In urging dismissal of the disgorgement claim, Ernst & Young argued that the Martin Act and the Executive Law provide for particular remedies—namely, injunctive relief, restitution and cancellation of a business certificate—and that disgorgement, which is not mentioned in the statutes, is not an available form a relief. It also argued that disgorgement could be duplicative of restitutionary relief that might be obtained in a class action settlement. The First Department rejected these arguments and concluded that:

where, as here, there is a claim based on fraudulent activity, disgorgement may be available as an equitable remedy, notwithstanding the absence of loss to individuals or independent claims for restitution . . . . Disgorgement is distinct from the remedy of restitution because it focuses on the gain to the wrongdoer as opposed to the loss to the victim. Thus, disgorgement aims to deter wrongdoing by preventing the wrongdoer from retaining ill-gotten gains from fraudulent conduct. Accordingly, the remedy of disgorgement does not require a showing or allegation of direct losses to consumers or the public; the source of the ill-gotten gains is "immaterial." Therefore, while the Attorney General does not allege direct injury to the public or consumers as a result of defendant's alleged collusion with Lehman Brothers in committing fraud, the equitable remedy of disgorgement is available in this action, and it was premature to categorically preclude it at the pleading stage.

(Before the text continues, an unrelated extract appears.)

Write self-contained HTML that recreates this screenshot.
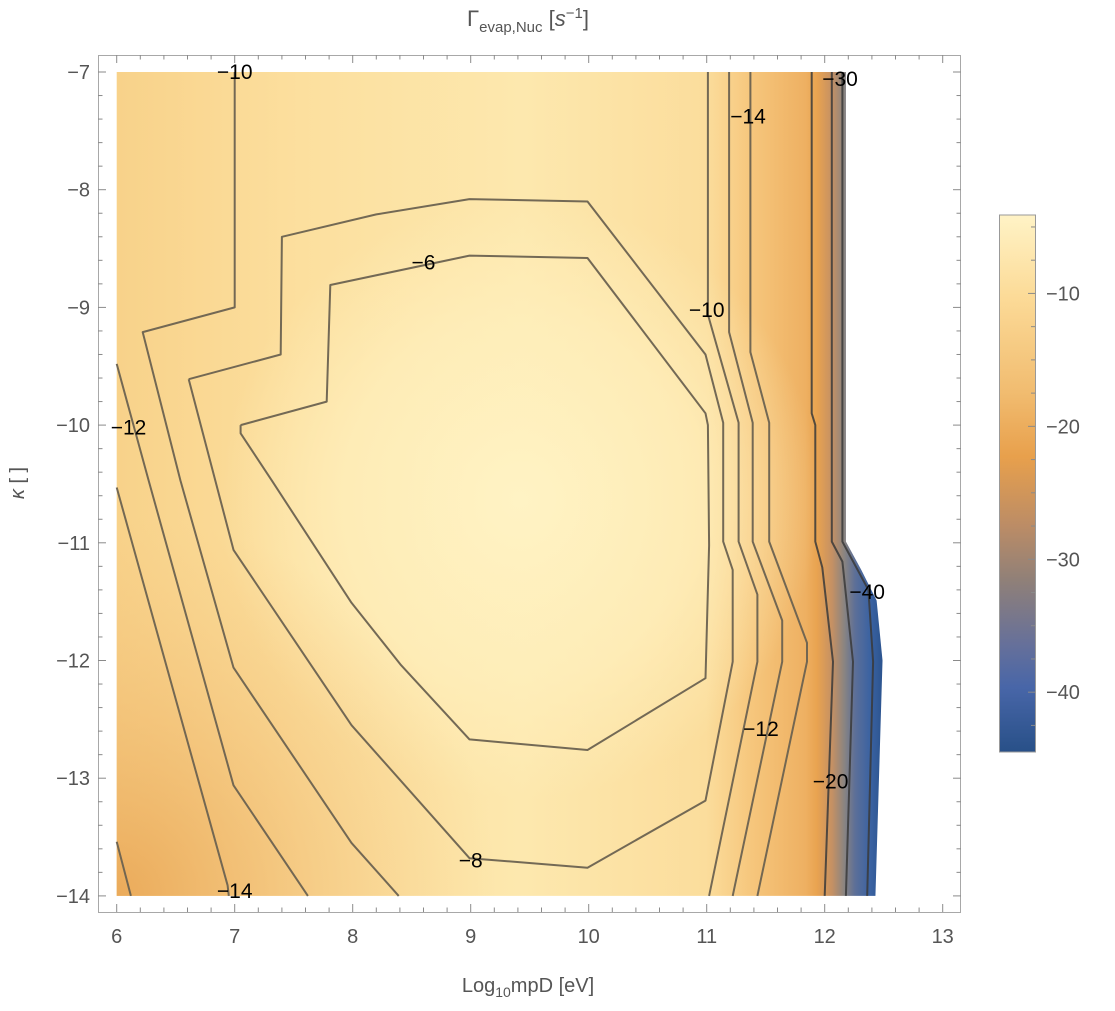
<!DOCTYPE html>
<html><head><meta charset="utf-8"><style>
html,body{margin:0;padding:0;background:#fff;}
svg text{font-family:"Liberation Sans",sans-serif;}
</style></head><body>
<svg id="chart" width="1115" height="1006" viewBox="0 0 1115 1006" xmlns="http://www.w3.org/2000/svg">
<defs>
<linearGradient id="bgH" x1="117" y1="0" x2="882" y2="0" gradientUnits="userSpaceOnUse">
<stop offset="0" stop-color="#F8D28A"/><stop offset="0.24" stop-color="#FCDF9E"/>
<stop offset="0.53" stop-color="#FDE8AE"/><stop offset="0.77" stop-color="#FBDD9C"/>
<stop offset="0.83" stop-color="#F6C67C"/><stop offset="0.9" stop-color="#EEB062"/>
<stop offset="0.915" stop-color="#E9A350"/><stop offset="0.935" stop-color="#C49064"/>
<stop offset="0.95" stop-color="#8C8580"/><stop offset="0.965" stop-color="#5C6F98"/>
<stop offset="0.985" stop-color="#3A62A2"/><stop offset="1" stop-color="#2C548F"/>
</linearGradient>
<radialGradient id="bgC" cx="520" cy="500" r="300" gradientUnits="userSpaceOnUse">
<stop offset="0" stop-color="#FFF3C4" stop-opacity="1"/><stop offset="0.6" stop-color="#FFF0BE" stop-opacity="0.7"/><stop offset="1" stop-color="#FFF0BE" stop-opacity="0"/>
</radialGradient>
<radialGradient id="bgBL" cx="116" cy="896" r="380" gradientUnits="userSpaceOnUse">
<stop offset="0" stop-color="#E9A655" stop-opacity="0.9"/><stop offset="1" stop-color="#F3C27A" stop-opacity="0"/>
</radialGradient>
<linearGradient id="cbar" x1="0" y1="0" x2="0" y2="1">
<stop offset="0" stop-color="#FFF3C6"/><stop offset="0.15" stop-color="#FCDB98"/>
<stop offset="0.33" stop-color="#F1BC70"/><stop offset="0.45" stop-color="#E8A04C"/>
<stop offset="0.58" stop-color="#BB8C66"/><stop offset="0.68" stop-color="#908078"/>
<stop offset="0.8" stop-color="#66709A"/><stop offset="0.88" stop-color="#4866A8"/>
<stop offset="1" stop-color="#285088"/>
</linearGradient>
<clipPath id="regionClip"><path id="clipPathEl"/></clipPath>
</defs>
<g id="plot"></g>
</svg>
<script>
// axis ranges
const xTicks = [6,7,8,9,10,11,12,13];
const yTicks = [-7,-8,-9,-10,-11,-12,-13,-14];
const cbTicks = [-10,-20,-30,-40];
const cbRange = [-4.1,-44.5];
// contour levels and polylines (data units: log10 mpD, kappa)
const levels = [-6,-8,-10,-10,-12,-12,-14,-14,-16,-20,-30,-40];
const c6 = [[7.05,-10.0],[7.78,-9.8],[7.81,-8.81],[8.99,-8.56],[9.99,-8.58],[10.99,-9.9],[11.01,-10.0],[11.02,-11.02],[10.99,-12.15],[9.99,-12.76],[8.99,-12.67],[8.41,-12.04],[7.99,-11.51],[7.32,-10.48],[7.05,-10.07],[7.05,-10.0]];
const c8 = [[6.61,-9.61],[7.39,-9.4],[7.4,-8.4],[8.2,-8.21],[8.99,-8.08],[9.99,-8.1],[10.99,-9.4],[11.14,-9.98],[11.14,-10.99],[11.22,-11.23],[11.22,-12.01],[10.99,-13.19],[9.99,-13.76],[8.99,-13.68],[7.99,-12.55],[6.99,-11.06],[6.61,-9.61]];
const c10a = [[7.0,-7],[7.0,-9.0],[6.22,-9.21],[6.54,-10.47],[6.99,-12.06],[7.99,-13.55],[8.39,-14]];
const c10b = [[11.01,-7],[11.01,-9.06],[11.27,-9.98],[11.27,-10.99],[11.43,-11.44],[11.43,-12.01],[11.02,-14]];
const c12a = [[6.0,-9.48],[6.27,-10.47],[6.99,-13.06],[7.62,-14]];
const c12b = [[11.19,-7],[11.19,-9.21],[11.39,-9.98],[11.39,-10.99],[11.64,-11.66],[11.64,-12.01],[11.22,-14]];
const c14a = [[6.0,-10.53],[6.94,-13.91],[6.95,-14]];
const c14b = [[11.37,-7],[11.37,-9.38],[11.53,-9.98],[11.53,-10.99],[11.85,-11.85],[11.85,-12.01],[11.43,-14]];
const c16 = [[6.0,-13.54],[6.12,-14]];
const c20 = [[11.89,-7],[11.89,-9.9],[11.92,-10.0],[11.92,-10.99],[11.98,-11.21],[12.07,-12.01],[12.0,-14]];
const c30 = [[12.06,-7],[12.06,-10.99],[12.15,-11.16],[12.24,-12.01],[12.18,-14]];
const c40 = [[12.15,-7],[12.15,-10.99],[12.37,-11.4],[12.41,-12.01],[12.36,-14]];
const regionEdge = [[12.18,-7],[12.18,-10.99],[12.31,-11.23],[12.44,-11.49],[12.49,-12.0],[12.43,-14]];
const contourLabels = ["−10","−6","−12","−14","−8","−10","−14","−30","−40","−12","−20"];
const labelPos = [[7.0,-7.0],[8.6,-8.62],[6.1,-10.02],[7.0,-13.96],[9.0,-13.7],[11.0,-9.02],[11.35,-7.38],[12.13,-7.06],[12.36,-11.42],[11.46,-12.58],[12.05,-13.03]];

const NS="http://www.w3.org/2000/svg";
const X = v => 116.7 + (v-6)*118;
const Y = v => 72 + (-7 - v)*117.7;
const plot = document.getElementById('plot');
function mk(tag, attrs, parent){const e=document.createElementNS(NS,tag);for(const k in attrs)e.setAttribute(k,attrs[k]);(parent||plot).appendChild(e);return e;}
const pts = arr => arr.map(p=>X(p[0]).toFixed(1)+','+Y(p[1]).toFixed(1)).join(' ');

// region clip
let d = 'M'+X(6)+','+Y(-7)+' L'+regionEdge.map(p=>X(p[0])+','+Y(p[1])).join(' L')+' L'+X(6)+','+Y(-14)+' Z';
document.getElementById('clipPathEl').setAttribute('d', d);

// frame
const frame = mk('rect',{x:98.5,y:55.5,width:862,height:857,fill:'none',stroke:'#a8a8a8','stroke-width':1});



// density background
const bg = mk('g',{'clip-path':'url(#regionClip)'});


mk('rect',{x:110,y:60,width:800,height:850,fill:'url(#bgH)'},bg);
mk('rect',{x:110,y:60,width:800,height:850,fill:'url(#bgC)'},bg);
mk('rect',{x:110,y:60,width:800,height:850,fill:'url(#bgBL)'},bg);

// contours
const lines = [c6,c8,c10a,c10b,c12a,c12b,c14a,c14b,c16,c20,c30,c40];
lines.forEach((arr,i)=>{
  const pl = mk('polyline',{points:pts(arr),fill:'none',stroke:i>=9?'#3a3a3a':'#6b6250','stroke-opacity':i>=9?0.85:0.95,'stroke-width':2,'stroke-linejoin':'round'});
  
  
});
// contour labels
contourLabels.forEach((t,i)=>{
  const tx = mk('text',{x:X(labelPos[i][0]),y:Y(labelPos[i][1])+7,'font-size':21,fill:'#000','text-anchor':'middle'});
  tx.textContent=t;
  
  
});

// ticks
const tickG = mk('g',{stroke:'#8a8a8a','stroke-width':1});


for(let k=0;k<=35;k++){
  const v=6+k*0.2, x=X(v), major=(k%5===0), L=major?8:4.5;
  mk('line',{x1:x,y1:912,x2:x,y2:912-L},tickG);
  mk('line',{x1:x,y1:55,x2:x,y2:55+L},tickG);
}
for(let k=0;k<=35;k++){
  const v=-7-k*0.2, y=Y(v), major=(k%5===0), L=major?8:4.5;
  mk('line',{x1:98,y1:y,x2:98+L,y2:y},tickG);
  mk('line',{x1:961,y1:y,x2:961-L,y2:y},tickG);
}
xTicks.forEach(v=>{
  const t=mk('text',{x:X(v),y:943,'font-size':20,fill:'#555','text-anchor':'middle'});
  t.textContent=String(v);
  
  
});
yTicks.forEach(v=>{
  const t=mk('text',{x:90,y:Y(v)+7,'font-size':20,fill:'#555','text-anchor':'end'});
  t.textContent='−'+String(-v);
  
  
});

// axis titles
const xt=mk('text',{x:528,y:992,'font-size':20,fill:'#555','text-anchor':'middle'});
xt.innerHTML='Log<tspan font-size="14" dy="5">10</tspan><tspan dy="-5">mpD [eV]</tspan>';


const yt=mk('text',{x:0,y:0,'font-size':20,fill:'#555','text-anchor':'middle',transform:'translate(24,483) rotate(-90)'});
yt.innerHTML='<tspan font-style="italic">κ</tspan> [ ]';


const tt=mk('text',{x:528,y:26,'font-size':22,fill:'#555','text-anchor':'middle'});
tt.innerHTML='Γ<tspan font-size="15" dy="6">evap,Nuc</tspan><tspan dy="-6"> [</tspan><tspan font-style="italic">s</tspan><tspan font-size="15" dy="-8">−1</tspan><tspan dy="8">]</tspan>';



// colorbar
const cbTop=215, cbBot=752;
const CB = v => cbTop + (v-cbRange[0])/(cbRange[1]-cbRange[0])*(cbBot-cbTop);
const cb=mk('rect',{x:999.5,y:cbTop,width:36,height:cbBot-cbTop,fill:'url(#cbar)',stroke:'#999','stroke-width':1});


for(let v=-5;v>=-44;v-=2.5){
  const major = Math.abs(v/10-Math.round(v/10))<1e-6;
  mk('line',{x1:1035,y1:CB(v),x2:1035-(major?7:4),y2:CB(v),stroke:'#8a8a8a','stroke-width':1});
}
cbTicks.forEach(v=>{
  const t=mk('text',{x:1046,y:CB(v)+7,'font-size':20,fill:'#555'});
  t.textContent='−'+String(-v);
  
  
});
</script>
</body></html>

Nor would ordering disgorgement be tantamount to an impermissible penalty, since the "wrongdoer who is deprived of an illicit gain is ideally left in the position he would have occupied had there been no misconduct." We further note that maintaining disgorgement as a remedy within the court's equitable powers is crucial, particularly where the Attorney General may be precluded from seeking restitution and damages if defendant settled the private class action against it.

This decision gives the Attorney General another potent weapon in securities and other fraud-based enforcement actions. In an earlier decision, People v. Applied Card Systems, Inc., 11 N.Y.3d 105 (2008), the Court of Appeals suggested in dicta that the Attorney General "might be able to obtain disgorgement" in a claim under the Executive Law, relying on federal cases recognizing a district court's authority to award disgorgement "[a]s an exercise of its equity powers" in SEC enforcement actions. Id. at 125-126 (citing SEC v. Fishbach Corp., 133 F.3d 170, 175 (2d Cir. 1997) & Official Comm. Of Unsecured Creditors of WorldCom, Inc. v. SEC, 467 F.3d 73, 81 (2d Cir. 2006)). However, there is apparently no other New York appellate authority expressly recognizing the remedy in this context.